Like the hydrogen car, the electric car requires electricity that's 
generated somewhere else--like at today's fossil fuel-burning plants. 
Isn't that just transferring the pollution source from the car to the 
plant?

The Tesla Motors Web site addresses that common objection this way: 
"Power generation plants, even coal burning ones, are inherently more 
efficient and less polluting than vehicles due to economies of scale 
and the ability to more efficiently remove pollutants from a smaller 
number of much larger fixed locations."

Darryl Siry clarifies: "Even using the worst assumptions for 
electricity generation, an EV [electric vehicle] is more efficient and 
less polluting than the gasoline equivalent. If you use best-in-class 
electricity production (such as modern natural gas turbines), the 
difference is enormous."

In short, both hydrogen- and battery-powered cars, if they're to solve 
the pollution problem (and not just the oil-dependency problem), depend 
on the development of clean, renewable electricity production.

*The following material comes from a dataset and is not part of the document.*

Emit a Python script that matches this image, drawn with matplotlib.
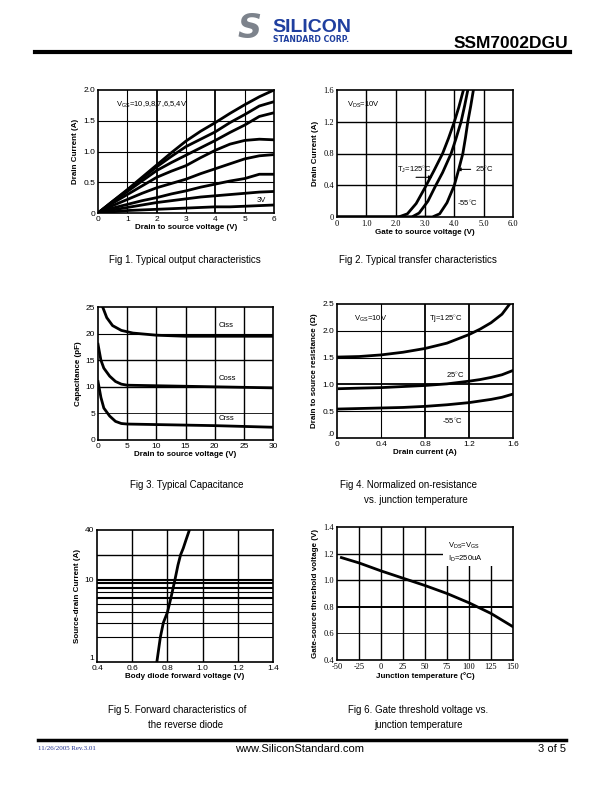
import matplotlib
matplotlib.use("Agg")
import matplotlib.pyplot as plt
import matplotlib.patches as patches

plt.rcParams['font.family'] = ['Liberation Sans', 'DejaVu Sans']
plt.rcParams['mathtext.fontset'] = 'custom'
plt.rcParams['mathtext.rm'] = 'Liberation Sans'
plt.rcParams['mathtext.it'] = 'Liberation Sans'
plt.rcParams['axes.unicode_minus'] = False

# Fig 1 - output characteristics
vds1 = [0, 0.5, 1, 1.5, 2, 2.5, 3, 3.5, 4, 4.5, 5, 5.5, 6]
id_10v = [0, 0.19, 0.38, 0.58, 0.78, 0.98, 1.17, 1.33, 1.47, 1.62, 1.76, 1.89, 2.0]
id_9v = [0, 0.19, 0.37, 0.56, 0.75, 0.92, 1.08, 1.20, 1.32, 1.47, 1.60, 1.74, 1.81]
id_8v = [0, 0.18, 0.35, 0.52, 0.69, 0.82, 0.94, 1.06, 1.18, 1.31, 1.43, 1.57, 1.63]
id_7v = [0, 0.16, 0.30, 0.44, 0.58, 0.68, 0.77, 0.90, 1.02, 1.12, 1.18, 1.20, 1.19]
id_6v = [0, 0.12, 0.22, 0.32, 0.41, 0.48, 0.55, 0.64, 0.72, 0.80, 0.88, 0.93, 0.95]
id_5v = [0, 0.08, 0.14, 0.20, 0.25, 0.31, 0.36, 0.42, 0.47, 0.52, 0.56, 0.63, 0.63]
id_4v = [0, 0.05, 0.09, 0.13, 0.17, 0.20, 0.23, 0.26, 0.28, 0.30, 0.32, 0.34, 0.35]
id_3v = [0, 0.02, 0.04, 0.05, 0.06, 0.07, 0.08, 0.09, 0.10, 0.10, 0.11, 0.12, 0.13]

# Fig 2 - transfer characteristics
vgs_125 = [0, 2.1, 2.4, 2.7, 3.0, 3.3, 3.6, 3.8, 4.0, 4.15, 4.31]
id_125 = [0, 0, 0.04, 0.17, 0.37, 0.58, 0.80, 0.99, 1.2, 1.38, 1.6]
vgs_25 = [0, 2.55, 2.8, 3.1, 3.37, 3.6, 3.89, 4.05, 4.23, 4.35, 4.46]
id_25 = [0, 0, 0.05, 0.2, 0.4, 0.56, 0.8, 0.98, 1.2, 1.4, 1.6]
vgs_m55 = [0, 3.25, 3.5, 3.75, 4.0, 4.15, 4.29, 4.38, 4.46, 4.56, 4.65]
id_m55 = [0, 0, 0.04, 0.18, 0.4, 0.6, 0.8, 1.0, 1.2, 1.4, 1.6]

# Fig 3 - capacitance
vds_ciss = [0.8, 1.5, 2.5, 4, 6, 10, 15, 20, 30]
ciss = [25, 23, 21.5, 20.6, 20.1, 19.7, 19.5, 19.5, 19.5]
vds_coss = [0, 0.5, 1, 2, 3, 4, 5, 10, 20, 30]
coss = [18, 15, 13.5, 12, 11, 10.5, 10.3, 10.2, 10.0, 9.8]
vds_crss = [0, 0.5, 1, 2, 3, 4, 5, 10, 20, 30]
crss = [11, 8, 6, 4.5, 3.5, 3.1, 3.0, 2.9, 2.7, 2.4]

# Fig 4 - on-resistance
id4 = [0, 0.2, 0.4, 0.6, 0.8, 1.0, 1.2, 1.3, 1.4, 1.5, 1.57]
rds_125 = [1.51, 1.52, 1.55, 1.60, 1.67, 1.77, 1.93, 2.03, 2.15, 2.31, 2.5]
id4b = [0.02, 0.2, 0.4, 0.6, 0.8, 1.0, 1.2, 1.3, 1.4, 1.5, 1.6]
rds_25 = [0.92, 0.93, 0.94, 0.96, 0.98, 1.01, 1.06, 1.09, 1.13, 1.18, 1.26]
id4c = [0, 0.2, 0.4, 0.6, 0.8, 1.0, 1.2, 1.3, 1.4, 1.5, 1.6]
rds_m55 = [0.54, 0.55, 0.56, 0.57, 0.59, 0.62, 0.66, 0.69, 0.72, 0.76, 0.82]

# Fig 5 - body diode
vsd = [0.74, 0.76, 0.777, 0.80, 0.82, 0.843, 0.86, 0.875, 0.89, 0.905, 0.925]
isd = [1, 2, 3, 4, 6, 10, 15, 20, 24, 30, 40]

# Fig 6 - threshold voltage
tj = [-45, -25, 0, 25, 50, 75, 100, 125, 150]
vth = [1.17, 1.13, 1.07, 1.015, 0.96, 0.90, 0.83, 0.75, 0.65]

W, H = 612, 792
fig = plt.figure(figsize=(6.12, 7.92), dpi=100)


def add_ax(x0, y0, x1, y1):
    return fig.add_axes([x0 / W, 1 - y1 / H, (x1 - x0) / W, (y1 - y0) / H])


def setup(ax, xlim, ylim, xticks, yticks, xlabel, ylabel, xtl=None, ytl=None, tfont='Liberation Sans'):
    ax.set_xlim(xlim)
    ax.set_ylim(ylim)
    ax.set_xticks(xticks)
    ax.set_yticks(yticks)
    if xtl is not None:
        ax.set_xticklabels(xtl)
    if ytl is not None:
        ax.set_yticklabels(ytl)
    ax.tick_params(length=0, pad=2, labelsize=6)
    for lab in ax.get_xticklabels() + ax.get_yticklabels():
        lab.set_family(tfont)
    ax.set_xlabel(xlabel, fontsize=5.8, fontweight='bold', labelpad=1)
    ax.set_ylabel(ylabel, fontsize=5.8, fontweight='bold', labelpad=3)
    for s in ax.spines.values():
        s.set_linewidth(1.2)


def grid(ax, xs, ys):
    for v, lw in xs:
        ax.axvline(v, color='black', lw=lw, zorder=1)
    for v, lw in ys:
        ax.axhline(v, color='black', lw=lw, zorder=1)


CW = 2.0

# ---- Fig 1
ax1 = add_ax(98, 90, 274, 213)
grid(ax1, [(1, 0.8), (2, 1.3), (3, 0.8), (4, 1.3), (5, 0.8)], [(0.5, 0.8), (1.0, 0.8), (1.5, 0.8)])
for c in [id_10v, id_9v, id_8v, id_7v, id_6v, id_5v, id_4v, id_3v]:
    ax1.plot(vds1, c, color='black', lw=CW, zorder=3)
ax1.text(0.6, 1.75, r'V$_{\mathrm{GS}}$=10,9,8,7,6,5,4V', fontsize=5.5, va='center')
ax1.text(5.4, 0.2, '3V', fontsize=5.5, va='center')
setup(ax1, (0, 6), (0, 2.0), range(7), [0, 0.5, 1.0, 1.5, 2.0], 'Drain to source voltage (V)',
      'Drain Current (A)', ytl=['0', '0.5', '1.0', '1.5', '2.0'])

# ---- Fig 2
ax2 = add_ax(337, 90, 513, 217)
grid(ax2, [(1, 1.0), (2, 1.0), (3, 1.0), (4, 1.0), (5, 1.0)], [(0.4, 1.0), (0.8, 1.0), (1.2, 1.0)])
for x, y in [(vgs_125, id_125), (vgs_25, id_25), (vgs_m55, id_m55)]:
    ax2.plot(x, y, color='black', lw=CW, zorder=3)
ax2.text(0.34, 1.41, r'V$_{\mathrm{DS}}$=10V', fontsize=5.5, va='center')
ax2.text(2.05, 0.6, r'T$_{\mathrm{J}}$=125$^{\circ}$C', fontsize=5.5, va='center')
ax2.annotate('', xy=(3.35, 0.5), xytext=(2.6, 0.5),
             arrowprops=dict(arrowstyle='-|>', color='black', lw=0.8, mutation_scale=5))
ax2.annotate('', xy=(4.0, 0.6), xytext=(4.65, 0.6),
             arrowprops=dict(arrowstyle='-|>', color='black', lw=0.8, mutation_scale=5))
ax2.text(4.7, 0.6, r'25$^{\circ}$C', fontsize=5.5, va='center')
ax2.text(4.1, 0.17, r'-55$^{\circ}$C', fontsize=5.5, va='center')
setup(ax2, (0, 6), (0, 1.6), range(7), [0, 0.4, 0.8, 1.2, 1.6], 'Gate to source voltage (V)',
      'Drain Current (A)', xtl=['0', '1.0', '2.0', '3.0', '4.0', '5.0', '6.0'],
      ytl=['0', '0.4', '0.8', '1.2', '1.6'], tfont='Liberation Serif')

# ---- Fig 3
ax3 = add_ax(98, 307, 273, 440)
grid(ax3, [(5, 1.0), (10, 1.0), (15, 1.0), (20, 1.0), (25, 1.0)],
     [(5, 0.6), (10, 1.0), (15, 1.0), (20, 0.8)])
ax3.plot(vds_ciss, ciss, color='black', lw=CW, zorder=3)
ax3.plot(vds_coss, coss, color='black', lw=CW, zorder=3)
ax3.plot(vds_crss, crss, color='black', lw=CW, zorder=3)
ax3.text(20.6, 21.6, 'Ciss', fontsize=5.5, va='center')
ax3.text(20.6, 11.6, 'Coss', fontsize=5.5, va='center')
ax3.text(20.6, 4.1, 'Crss', fontsize=5.5, va='center')
setup(ax3, (0, 30), (0, 25), range(0, 31, 5), range(0, 26, 5), 'Drain to source voltage (V)',
      'Capacitance (pF)')

# ---- Fig 4
ax4 = add_ax(337, 304, 513, 438)
grid(ax4, [(0.4, 0.8), (0.8, 1.3), (1.2, 1.3)], [(0.5, 0.8), (1.0, 1.3), (1.5, 0.8), (2.0, 0.8)])
ax4.plot(id4, rds_125, color='black', lw=CW, zorder=3)
ax4.plot(id4b, rds_25, color='black', lw=CW, zorder=3)
ax4.plot(id4c, rds_m55, color='black', lw=CW, zorder=3)
ax4.text(0.15, 2.22, r'V$_{\mathrm{GS}}$=10V', fontsize=5.5, va='center')
ax4.text(0.84, 2.22, r'Tj=125$^{\circ}$C', fontsize=5.5, va='center')
ax4.text(0.99, 1.18, r'25$^{\circ}$C', fontsize=5.5, va='center')
ax4.text(0.95, 0.31, r'-55$^{\circ}$C', fontsize=5.5, va='center')
setup(ax4, (0, 1.6), (0, 2.5), [0, 0.4, 0.8, 1.2, 1.6], [0, 0.5, 1.0, 1.5, 2.0, 2.5],
      'Drain current (A)', 'Drain to source resistance (\u03a9)',
      xtl=['0', '0.4', '0.8', '1.2', '1.6'],
      ytl=['.0', '0.5', '1.0', '1.5', '2.0', '2.5'])
ax4.get_yticklabels()[0].set_va('bottom')

# ---- Fig 5
ax5 = add_ax(97, 530, 273, 662)
ax5.set_yscale('log')
grid(ax5, [(0.6, 1.0), (0.8, 1.0), (1.0, 1.0), (1.2, 1.0)],
     [(2, 0.8), (3, 0.8), (4, 0.8), (5, 0.8), (6, 1.5), (7, 0.8), (8, 1.5), (9, 1.5),
      (10, 1.5), (20, 1.0)])
ax5.plot(vsd, isd, color='black', lw=CW, zorder=3)
setup(ax5, (0.4, 1.4), (1, 40), [0.4, 0.6, 0.8, 1.0, 1.2, 1.4], [1, 10, 40],
      'Body diode forward voltage (V)', 'Source-drain Current (A)',
      xtl=['0.4', '0.6', '0.8', '1.0', '1.2', '1.4'], ytl=['1', '10', '40'])
ax5.minorticks_off()
ax5.get_yticklabels()[0].set_va('bottom')

# ---- Fig 6
ax6 = add_ax(337, 527, 513, 660)
grid(ax6, [(v, 1.0) for v in [-25, 0, 25, 50, 75, 100, 125]],
     [(0.6, 0.6), (0.8, 1.4), (1.0, 1.0), (1.2, 1.0)])
ax6.add_patch(patches.Rectangle((70, 1.11), 80, 0.29, facecolor='white', edgecolor='none', zorder=2))
ax6.plot(tj, vth, color='black', lw=CW, zorder=3)
ax6.text(76, 1.26, r'V$_{\mathrm{DS}}$=V$_{\mathrm{GS}}$', fontsize=5.5, va='center', zorder=4)
ax6.text(76, 1.16, r'I$_{\mathrm{D}}$=250uA', fontsize=5.5, va='center', zorder=4)
setup(ax6, (-50, 150), (0.4, 1.4), range(-50, 151, 25), [0.4, 0.6, 0.8, 1.0, 1.2, 1.4],
      'Junction temperature (\u00b0C)', 'Gate-source threshold voltage (V)',
      ytl=['0.4', '0.6', '0.8', '1.0', '1.2', '1.4'], tfont='Liberation Serif')


# ---- captions
def ftext(x, y, s, **kw):
    fig.text(x / W, 1 - y / H, s, **kw)


cap = dict(fontsize=7, ha='center', va='center')
ftext(185, 260, 'Fig 1. Typical output characteristics', **cap)
ftext(418, 260, 'Fig 2. Typical transfer characteristics', **cap)
ftext(187, 485, 'Fig 3. Typical Capacitance', **cap)
ftext(409, 485, 'Fig 4. Normalized on-resistance', **cap)
ftext(416, 500, 'vs. junction temperature', **cap)
ftext(177, 710, 'Fig 5. Forward characteristics of', **cap)
ftext(186, 725, 'the reverse diode', **cap)
ftext(418, 710, 'Fig 6. Gate threshold voltage vs.', **cap)
ftext(419, 725, 'junction temperature', **cap)

# ---- header logo
ftext(249, 29, 'S', fontsize=24, fontweight='bold', style='italic', family='DejaVu Sans',
      color='#7d838c', ha='center', va='center')
ftext(272, 32, 'SILICON', fontsize=14, fontweight='bold', family='Liberation Sans',
      color='#1f3f9f', va='baseline')
ftext(273, 42, 'STANDARD CORP.', fontsize=5.6, fontweight='bold', family='DejaVu Sans',
      color='#1f3f9f', va='baseline')
ftext(568, 43, 'SSM7002DGU', fontsize=12.5, fontweight='bold', ha='right', va='center')
fig.add_artist(plt.Line2D([35 / W, 570 / W], [1 - 52 / H, 1 - 52 / H], color='black', lw=3))

# ---- footer
fig.add_artist(plt.Line2D([38 / W, 566 / W], [1 - 740 / H, 1 - 740 / H], color='black', lw=2.5))
ftext(38, 749, '11/26/2005 Rev.3.01', fontsize=5, family='Liberation Serif', color='#1f2f8f', va='center')
ftext(300, 749, 'www.SiliconStandard.com', fontsize=8, ha='center', va='center')
ftext(566, 749, '3 of 5', fontsize=8, ha='right', va='center')

fig.savefig('out.png', dpi=100)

Still, the Tesla roadster demonstrates three things. First, nobody has 
yet killed the electric car. Second, electric cars can be exciting, 
desirable and fun to drive. But third, affordable, long-range electric 
cars are still a long way off.

A number of readers wrote to encourage the development of "plug-in 
hybrids"--that is, electric cars with gas-engine backups--as a more 
immediate solution. So far, nobody's making one.

Nonetheless, electrics, plug-in hybrids and yes, even hydrogen cars 
deserve open-mindedness, especially when they're meeting with such 
resistance at the government and auto-industry levels. As this Popular 
Mechanics article (about hydrogen) puts it:

"Ultimately, hydrogen may be just one part of a whole suite of energy 
alternatives. Any one of them will involve investing heavily in new 
infrastructure. Though the price tag will be steep, we can't afford 
oil's environmental, economic and political drawbacks any longer."